Description of the task: Your task is to retype the lines from the opening of the material through the line that includes "20.0, 33.3, 20.0]". Do not copy the pictures.

Provided data:
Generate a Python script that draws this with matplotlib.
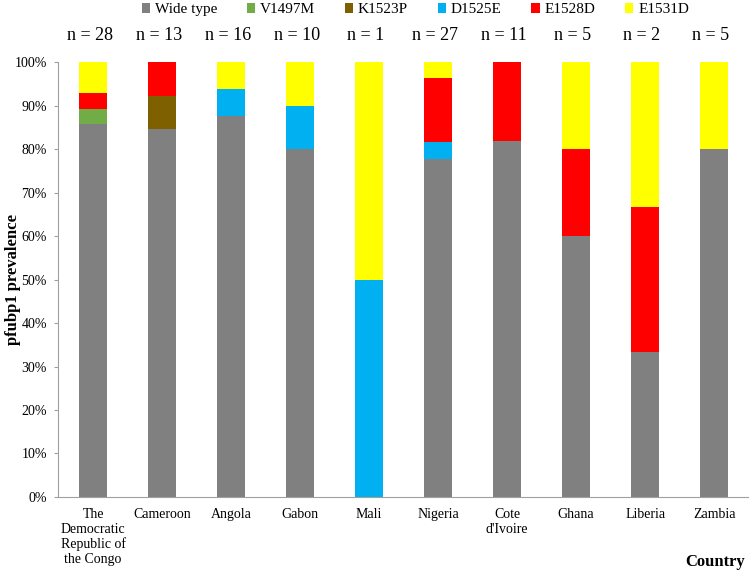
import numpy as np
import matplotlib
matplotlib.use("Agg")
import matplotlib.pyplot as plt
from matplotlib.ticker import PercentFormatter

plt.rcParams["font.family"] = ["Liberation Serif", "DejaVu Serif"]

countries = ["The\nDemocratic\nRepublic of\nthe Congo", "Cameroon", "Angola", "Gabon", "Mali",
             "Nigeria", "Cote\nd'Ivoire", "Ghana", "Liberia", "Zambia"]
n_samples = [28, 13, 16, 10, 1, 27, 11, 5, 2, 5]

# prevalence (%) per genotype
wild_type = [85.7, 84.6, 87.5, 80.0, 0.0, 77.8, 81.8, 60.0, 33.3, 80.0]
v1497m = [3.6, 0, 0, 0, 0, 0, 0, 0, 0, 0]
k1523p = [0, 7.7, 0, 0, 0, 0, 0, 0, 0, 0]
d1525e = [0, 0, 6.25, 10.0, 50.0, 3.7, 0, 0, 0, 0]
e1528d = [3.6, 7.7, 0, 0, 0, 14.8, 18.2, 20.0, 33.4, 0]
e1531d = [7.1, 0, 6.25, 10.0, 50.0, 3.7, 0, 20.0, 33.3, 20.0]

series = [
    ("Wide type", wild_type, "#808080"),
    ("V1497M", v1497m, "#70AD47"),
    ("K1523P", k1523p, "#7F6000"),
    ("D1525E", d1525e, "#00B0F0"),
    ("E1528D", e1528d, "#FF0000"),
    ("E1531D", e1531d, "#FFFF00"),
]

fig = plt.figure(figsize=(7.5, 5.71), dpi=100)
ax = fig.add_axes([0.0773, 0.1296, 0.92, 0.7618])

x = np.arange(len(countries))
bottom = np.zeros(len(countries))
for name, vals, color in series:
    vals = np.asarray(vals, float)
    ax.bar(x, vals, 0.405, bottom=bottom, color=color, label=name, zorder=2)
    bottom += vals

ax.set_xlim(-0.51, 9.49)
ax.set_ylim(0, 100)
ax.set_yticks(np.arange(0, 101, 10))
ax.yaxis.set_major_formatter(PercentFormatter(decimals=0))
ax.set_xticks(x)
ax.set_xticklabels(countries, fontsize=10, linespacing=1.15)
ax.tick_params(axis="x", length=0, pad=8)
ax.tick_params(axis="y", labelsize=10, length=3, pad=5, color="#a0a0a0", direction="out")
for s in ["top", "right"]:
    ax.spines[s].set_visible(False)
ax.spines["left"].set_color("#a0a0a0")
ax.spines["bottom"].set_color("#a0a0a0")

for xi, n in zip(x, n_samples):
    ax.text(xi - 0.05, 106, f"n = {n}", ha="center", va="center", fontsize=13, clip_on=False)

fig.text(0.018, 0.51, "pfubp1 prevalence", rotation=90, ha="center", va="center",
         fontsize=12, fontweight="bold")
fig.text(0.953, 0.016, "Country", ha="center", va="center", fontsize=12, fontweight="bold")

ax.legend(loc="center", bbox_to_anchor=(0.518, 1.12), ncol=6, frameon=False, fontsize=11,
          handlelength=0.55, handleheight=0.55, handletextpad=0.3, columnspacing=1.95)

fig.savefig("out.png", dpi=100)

Reply:
Generate a Python script that draws this with matplotlib.
import numpy as np
import matplotlib
matplotlib.use("Agg")
import matplotlib.pyplot as plt
from matplotlib.ticker import PercentFormatter

plt.rcParams["font.family"] = ["Liberation Serif", "DejaVu Serif"]

countries = ["The\nDemocratic\nRepublic of\nthe Congo", "Cameroon", "Angola", "Gabon", "Mali",
             "Nigeria", "Cote\nd'Ivoire", "Ghana", "Liberia", "Zambia"]
n_samples = [28, 13, 16, 10, 1, 27, 11, 5, 2, 5]

# prevalence (%) per genotype
wild_type = [85.7, 84.6, 87.5, 80.0, 0.0, 77.8, 81.8, 60.0, 33.3, 80.0]
v1497m = [3.6, 0, 0, 0, 0, 0, 0, 0, 0, 0]
k1523p = [0, 7.7, 0, 0, 0, 0, 0, 0, 0, 0]
d1525e = [0, 0, 6.25, 10.0, 50.0, 3.7, 0, 0, 0, 0]
e1528d = [3.6, 7.7, 0, 0, 0, 14.8, 18.2, 20.0, 33.4, 0]
e1531d = [7.1, 0, 6.25, 10.0, 50.0, 3.7, 0, 20.0, 33.3, 20.0]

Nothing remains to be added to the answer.